There are so many more Jones books, and almost all of them create an entirely different logic and environment. Her inventiveness seems to have no limit, her family dynamics are hilarious -(slightly) exaggerated, yet always recognisable – and her characterisation is vivid.
The above was almost entirely from memory, because the books themselves have been passed on down to the next generation. The Blogger therefore acknowledges gratefully the help of Eleanor Wallace-Howell in researching this post.
Anyone want to follow Judith and Stephen in recommending their own childhood favourite?
The next post will be on or before 12th June.
Love from the PPI Blogger
Judith Renton
29th May 2020 at 5:04 pmI have obviously missed a treat here. It could be partly that my little local library didn’t stock many new books, and partly I was a teenager and “too old” to read her novels that came out in the 70s.

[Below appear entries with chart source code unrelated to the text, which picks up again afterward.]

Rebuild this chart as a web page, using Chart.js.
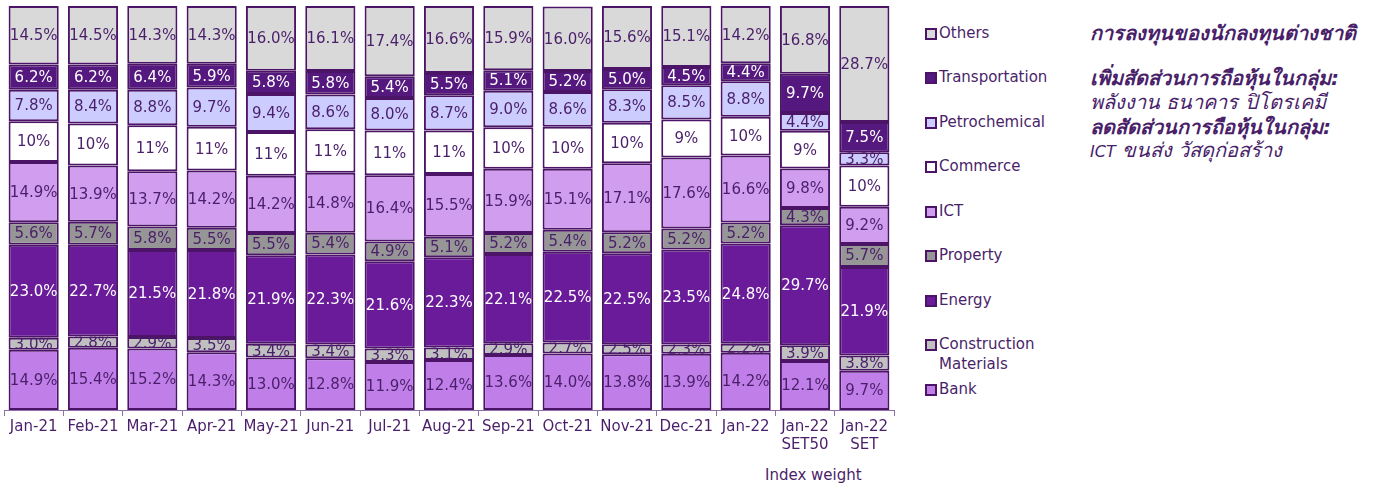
<!DOCTYPE html>
<html>
<head>
<meta charset="utf-8">
<script src="https://cdn.jsdelivr.net/npm/chart.js@4"></script>
<style>
  body { margin: 0; background: #ffffff; font-family: 'DejaVu Sans', sans-serif; color: #4a1f6a; }
  #wrap { position: relative; width: 1373px; height: 487px; }
  #chartBox { position: absolute; left: 0; top: 0; width: 900px; height: 456px; }
  #indexWeight { position: absolute; left: 765px; top: 466px; font-size: 15px; }
  #legend { position: absolute; left: 925px; top: 0; font-size: 15px; }
  .item { position: absolute; left: 0; white-space: nowrap; line-height: 20px; }
  .box { position: absolute; left: 0; top: 4px; width: 8px; height: 8px; border: 2px solid #4b1466; }
  .item span.txt { position: absolute; left: 14px; top: -1px; }
  #notes { position: absolute; left: 1090px; top: 0; font-size: 20px; font-style: italic; line-height: 24px; }
  #notes div { position: absolute; left: 0; white-space: nowrap; }
  #notes b { font-weight: bold; }
  #notes .lat { font-size: 16px; }
</style>
</head>
<body>
<div id="wrap">
  <div id="chartBox"><canvas id="sectorChart"></canvas></div>
  <div id="indexWeight">Index weight</div>
  <div id="legend"></div>
  <div id="notes">
    <div style="top:21px"><b>การลงทุนของนักลงทุนต่างชาติ</b></div>
    <div style="top:66px"><b>เพิ่มสัดส่วนการถือหุ้นในกลุ่ม:</b></div>
    <div style="top:90px">พลังงาน ธนาคาร ปิโตรเคมี</div>
    <div style="top:115px"><b>ลดสัดส่วนการถือหุ้นในกลุ่ม:</b></div>
    <div style="top:138px"><span class="lat">ICT</span> ขนส่ง วัสดุก่อสร้าง</div>
  </div>
</div>
<script>
const categories = [
  ['Jan-21'], ['Feb-21'], ['Mar-21'], ['Apr-21'], ['May-21'], ['Jun-21'], ['Jul-21'],
  ['Aug-21'], ['Sep-21'], ['Oct-21'], ['Nov-21'], ['Dec-21'], ['Jan-22'],
  ['Jan-22', 'SET50'], ['Jan-22', 'SET']
];

// sector weights in %, bottom of the stack first
const bank          = [14.9, 15.4, 15.2, 14.3, 13.0, 12.8, 11.9, 12.4, 13.6, 14.0, 13.8, 13.9, 14.2, 12.1, 9.7];
const constMat      = [3.0, 2.8, 2.9, 3.5, 3.4, 3.4, 3.3, 3.1, 2.9, 2.7, 2.5, 2.3, 2.2, 3.9, 3.8];
const energy        = [23.0, 22.7, 21.5, 21.8, 21.9, 22.3, 21.6, 22.3, 22.1, 22.5, 22.5, 23.5, 24.8, 29.7, 21.9];
const property      = [5.6, 5.7, 5.8, 5.5, 5.5, 5.4, 4.9, 5.1, 5.2, 5.4, 5.2, 5.2, 5.2, 4.3, 5.7];
const ict           = [14.9, 13.9, 13.7, 14.2, 14.2, 14.8, 16.4, 15.5, 15.9, 15.1, 17.1, 17.6, 16.6, 9.8, 9.2];
const commerce      = [10.1, 10.4, 11.4, 10.8, 10.8, 10.8, 11.1, 10.8, 10.3, 10.4, 10.0, 9.4, 9.6, 9.3, 10.2];
const petrochemical = [7.8, 8.4, 8.8, 9.7, 9.4, 8.6, 8.0, 8.7, 9.0, 8.6, 8.3, 8.5, 8.8, 4.4, 3.3];
const transport     = [6.2, 6.2, 6.4, 5.9, 5.8, 5.8, 5.4, 5.5, 5.1, 5.2, 5.0, 4.5, 4.4, 9.7, 7.5];
const others        = [14.5, 14.5, 14.3, 14.3, 16.0, 16.1, 17.4, 16.6, 15.9, 16.0, 15.6, 15.1, 14.2, 16.8, 28.7];

const textDark = '#4a1f6a';
const edge = '#4b1466';

const series = [
  { label: 'Bank', data: bank, color: '#c07fe8', text: textDark, dp: 1 },
  { label: 'Construction Materials', data: constMat, color: '#c0c0c0', text: textDark, dp: 1 },
  { label: 'Energy', data: energy, color: '#6a1b9a', text: '#ffffff', dp: 1 },
  { label: 'Property', data: property, color: '#969696', text: textDark, dp: 1 },
  { label: 'ICT', data: ict, color: '#d09def', text: textDark, dp: 1 },
  { label: 'Commerce', data: commerce, color: '#ffffff', text: textDark, dp: 0 },
  { label: 'Petrochemical', data: petrochemical, color: '#ccccff', text: textDark, dp: 1 },
  { label: 'Transportation', data: transport, color: '#55187f', text: '#ffffff', dp: 1 },
  { label: 'Others', data: others, color: '#d9d9d9', text: textDark, dp: 1 }
];

// labels inside each segment, clipped to the segment like in the original
const segmentLabels = {
  id: 'segmentLabels',
  afterDatasetsDraw(chart) {
    const ctx = chart.ctx;
    chart.data.datasets.forEach((ds, i) => {
      const meta = chart.getDatasetMeta(i);
      meta.data.forEach((bar, j) => {
        const top = Math.min(bar.y, bar.base);
        const bottom = Math.max(bar.y, bar.base);
        const left = bar.x - bar.width / 2;
        ctx.save();
        ctx.beginPath();
        ctx.rect(left, top, bar.width, bottom - top);
        ctx.clip();
        ctx.fillStyle = series[i].text;
        ctx.font = '15px "DejaVu Sans", sans-serif';
        ctx.textAlign = 'center';
        ctx.textBaseline = 'middle';
        ctx.fillText(ds.data[j].toFixed(series[i].dp) + '%', bar.x, (top + bottom) / 2 + 1);
        ctx.restore();
      });
    });
  }
};

const ctx = document.getElementById('sectorChart').getContext('2d');
new Chart(ctx, {
  type: 'bar',
  data: {
    labels: categories,
    datasets: series.map(s => ({
      label: s.label,
      data: s.data,
      backgroundColor: s.color,
      borderColor: edge,
      borderWidth: 2,
      borderSkipped: false,
      categoryPercentage: 1,
      barPercentage: 0.845
    }))
  },
  options: {
    responsive: true,
    maintainAspectRatio: false,
    animation: false,
    layout: { padding: { left: 4, right: 6, top: 6, bottom: 0 } },
    plugins: {
      legend: { display: false },
      tooltip: { enabled: false }
    },
    scales: {
      x: {
        stacked: true,
        offset: true,
        grid: { display: true, offset: true, drawOnChartArea: false, tickLength: 6, color: '#8f6fa8' },
        border: { display: true, color: '#8f6fa8' },
        ticks: {
          color: textDark,
          padding: 2,
          maxRotation: 0,
          autoSkip: false,
          font: { family: "'DejaVu Sans', sans-serif", size: 15 }
        }
      },
      y: {
        stacked: true,
        display: false,
        min: 0,
        max: 100
      }
    }
  },
  plugins: [segmentLabels]
});

// legend on the right, top item is the top of the stack
const legendRows = [
  { s: series[8], y: 34 },
  { s: series[7], y: 78 },
  { s: series[6], y: 123 },
  { s: series[5], y: 167 },
  { s: series[4], y: 212 },
  { s: series[3], y: 256 },
  { s: series[2], y: 301 },
  { s: series[1], y: 345, text: 'Construction<br>Materials' },
  { s: series[0], y: 390 }
];
const legend = document.getElementById('legend');
legendRows.forEach(r => {
  const div = document.createElement('div');
  div.className = 'item';
  div.style.top = (r.y - 10) + 'px';
  div.innerHTML = '<div class="box" style="background:' + r.s.color + '"></div><span class="txt">' + (r.text || r.s.label) + '</span>';
  legend.appendChild(div);
});
</script>
</body>
</html>
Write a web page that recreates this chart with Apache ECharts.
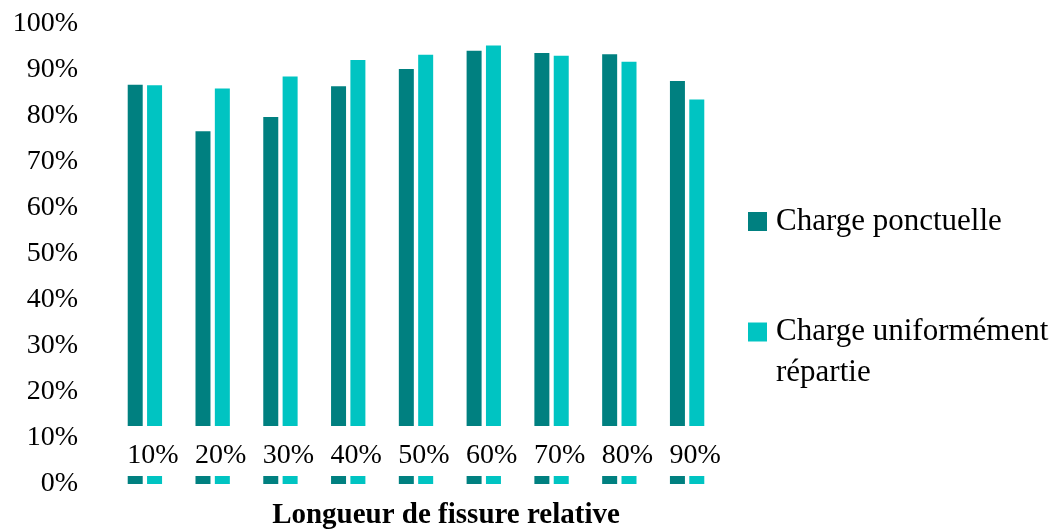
<!DOCTYPE html>
<html>
<head>
<meta charset="utf-8">
<script src="https://cdn.jsdelivr.net/npm/echarts@6/dist/echarts.min.js"></script>
<style>
  html, body { margin: 0; padding: 0; background: #fff; }
  #chart { width: 1059px; height: 529px; }
</style>
</head>
<body>
<div id="chart"></div>
<script>
// Relative crack length categories
const categories = ['10%', '20%', '30%', '40%', '50%', '60%', '70%', '80%', '90%'];
// Values (%) per load case
const pointLoad = [86.7, 76.6, 79.7, 86.4, 90.1, 94.1, 93.6, 93.3, 87.5];
const uniformLoad = [86.6, 85.9, 88.5, 92.1, 93.2, 95.2, 93.0, 91.7, 83.5];
const seriesNames = ['Charge ponctuelle', 'Charge uniformément\nrépartie'];
const axisTitle = 'Longueur de fissure relative';

const FONT = '"Liberation Serif", "DejaVu Serif", serif';
const DARK = '#008080';
const LIGHT = '#00C4C2';

const chart = echarts.init(document.getElementById('chart'), null, { renderer: 'canvas' });

chart.setOption({
  animation: false,
  backgroundColor: '#ffffff',
  grid: {
    left: 111, right: 338, top: 23.5, bottom: 45,
    containLabel: false,
    outerBoundsMode: 'none'
  },
  legend: {
    orient: 'vertical',
    left: 748,
    top: 200,
    padding: 0,
    itemWidth: 19,
    itemHeight: 19,
    itemGap: 26.5,
    icon: 'rect',
    // a two-line entry keeps its first line level with the swatch
    formatter: function (name) {
      return name.indexOf('\n') >= 0 ? ' \n' + name : name;
    },
    textStyle: { fontFamily: FONT, fontSize: 31, lineHeight: 41, color: '#000', padding: [2, 0, 0, 4] },
    data: seriesNames
  },
  xAxis: {
    type: 'category',
    data: categories,
    z: 5,
    name: axisTitle,
    nameLocation: 'middle',
    nameGap: 18,
    nameTextStyle: {
      fontFamily: FONT, fontSize: 29, fontWeight: 'bold', color: '#000',
      lineHeight: 28, padding: [0, 0, 0, 60]
    },
    axisLine: { show: false },
    axisTick: { show: false },
    axisLabel: {
      interval: 0,
      margin: -58,
      fontFamily: FONT,
      fontSize: 28,
      lineHeight: 28,
      color: '#000',
      backgroundColor: '#fff',
      padding: [16, 0, 6, 16]
    }
  },
  yAxis: {
    type: 'value',
    min: 0,
    max: 100,
    interval: 10,
    axisLine: { show: false },
    axisTick: { show: false },
    splitLine: { show: false },
    axisLabel: {
      margin: 33,
      fontFamily: FONT,
      fontSize: 28,
      color: '#000',
      padding: [3, 0, 0, 0],
      formatter: '{value}%'
    }
  },
  series: [
    {
      name: seriesNames[0],
      type: 'bar',
      data: pointLoad,
      barWidth: 15,
      barGap: '29%',
      itemStyle: { color: DARK }
    },
    {
      name: seriesNames[1],
      type: 'bar',
      data: uniformLoad,
      barWidth: 15,
      barGap: '29%',
      itemStyle: { color: LIGHT }
    }
  ]
});
</script>
</body>
</html>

Be assured, I will rectify that.
Judith Leader
30th May 2020 at 6:35 pmI found your blog fascinating partly as a different generation and a a different class. When you said about a normal middle class family, I would have been at a loss to know what that was, but the Famous five books showed me a life I would prefer. When I was young I read The Faraway Tree and I suppose that was different, but then I wanted books that I could identify or wanted to be that character. Books were expensive, but we had a library and I would go every week. So I wasn’t deprived and it was only later on that science fiction came.
The books you mentioned I hadn’t even come across and although I read to my children I wasn’t aware of them. Of course they would probably be reading by themselves by that time. Itt does take you back and remember what got you into reading and also the importance of libraries.